§ **Exercise objective**: Retype exactly what runs from the first line of the data to the line with "inner sep=0pt] (title)", keeping both of those lines and skipping pictures.

§ **Data extract**:

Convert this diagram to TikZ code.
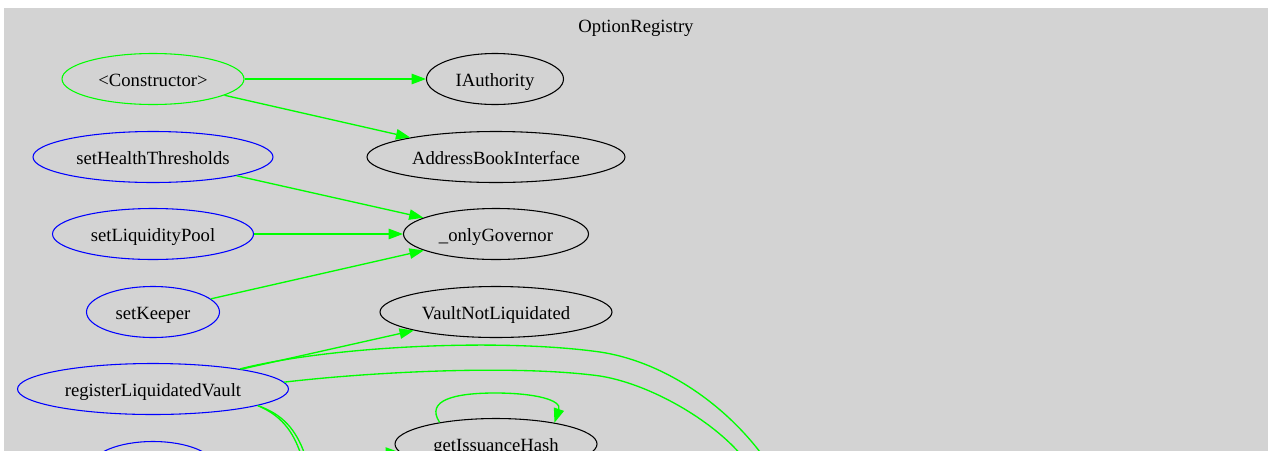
\documentclass[tikz,border=0pt]{standalone}
\usepackage{fontspec}
\setmainfont{Liberation Serif}
\usetikzlibrary{arrows.meta,shapes.geometric}
\definecolor{callgreen}{HTML}{00FF00}
\definecolor{pubblue}{HTML}{0000FF}
\definecolor{clusterbg}{HTML}{D3D3D3}
\begin{document}
\begin{tikzpicture}[x=0.75pt,y=-0.75pt,
  label/.style={font=\fontsize{14}{16}\selectfont, text height=10.8pt, text depth=0pt},
  fn/.style={label, ellipse, draw, line width=0.8pt, inner sep=0pt, minimum height=38.25pt},
  pub/.style={fn, draw=pubblue},
  ctor/.style={fn, draw=callgreen},
  ext/.style={fn, draw=black},
  callline/.style={draw=callgreen, line width=1pt},
  call/.style={callline, -{Triangle[length=10.7pt,width=7.8pt]}},
]
\useasboundingbox (0,0) rectangle (1269,450);
\clip (0,0) rectangle (1269,450);

% cluster background and title
\fill[clusterbg] (4,8) rectangle (1268,470);
\node[label, inner sep=0pt] (title) at (636,25) {OptionRegistry};

% left column: functions of the contract
\node[ctor, minimum width=136.5pt]  (ctor) at (153,79)  {<Constructor>};
\node[pub,  minimum width=180pt]    (sht)  at (153,157) {setHealthThresholds};
\node[pub,  minimum width=150.75pt] (slp)  at (153,234) {setLiquidityPool};
\node[pub,  minimum width=99.75pt]  (skp)  at (153,312) {setKeeper};
\node[pub,  minimum width=203.25pt] (rlv)  at (153,389) {registerLiquidatedVault};
\node[pub,  minimum width=93pt]     (nxt)  at (153,467) {};

% right column: callees
\node[ext, minimum width=102.75pt]  (iauth) at (495,79)  {IAuthority};
\node[ext, minimum width=193.5pt]   (abi)   at (496,157) {AddressBookInterface};
\node[ext, minimum width=138.75pt]  (gov)   at (496,234) {\_onlyGovernor};
\node[ext, minimum width=174pt]     (vnl)   at (496,312) {VaultNotLiquidated};
\node[ext, minimum width=151.5pt]   (gih)   at (496,444) {getIssuanceHash};

% free ends of calls leaving the visible area
\coordinate (fa) at (760,452);
\coordinate (fb) at (742,456);
\coordinate (fc) at (301,455);
\coordinate (fd) at (305,455);
\coordinate (fe) at (300,453.5);

% calls
\draw[call] (ctor) -- (iauth);
\draw[call] (ctor) -- (abi);
\draw[call] (sht) -- (gov);
\draw[call] (slp) -- (gov);
\draw[call] (skp) -- (gov);
\draw[call] (rlv) -- (vnl);

\draw[callline] (rlv.13.6) .. controls (330,346) and (500,338) .. (600,352)
                .. controls (660,361) and (720,400) .. (fa);
\draw[callline] (rlv.3.2) .. controls (380,371) and (520,365) .. (600,376)
                .. controls (650,384) and (712,420) .. (fb);
\draw[callline] (rlv.-9.3) .. controls (280,415) and (293,430) .. (fc);
\draw[callline] (rlv.-9.3) .. controls (282,414) and (296,429) .. (fd);

\draw[call] (fe) -- (gih.185.6);
\draw[call] (gih.159.5) .. controls (425,400) and (455,393) .. (495,393)
            .. controls (535,393) and (562,400) .. (gih.20.2);
\end{tikzpicture}
\end{document}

§ **Response**:
Convert this diagram to TikZ code.
\documentclass[tikz,border=0pt]{standalone}
\usepackage{fontspec}
\setmainfont{Liberation Serif}
\usetikzlibrary{arrows.meta,shapes.geometric}
\definecolor{callgreen}{HTML}{00FF00}
\definecolor{pubblue}{HTML}{0000FF}
\definecolor{clusterbg}{HTML}{D3D3D3}
\begin{document}
\begin{tikzpicture}[x=0.75pt,y=-0.75pt,
  label/.style={font=\fontsize{14}{16}\selectfont, text height=10.8pt, text depth=0pt},
  fn/.style={label, ellipse, draw, line width=0.8pt, inner sep=0pt, minimum height=38.25pt},
  pub/.style={fn, draw=pubblue},
  ctor/.style={fn, draw=callgreen},
  ext/.style={fn, draw=black},
  callline/.style={draw=callgreen, line width=1pt},
  call/.style={callline, -{Triangle[length=10.7pt,width=7.8pt]}},
]
\useasboundingbox (0,0) rectangle (1269,450);
\clip (0,0) rectangle (1269,450);

% cluster background and title
\fill[clusterbg] (4,8) rectangle (1268,470);
\node[label, inner sep=0pt] (title) at (636,25) {OptionRegistry};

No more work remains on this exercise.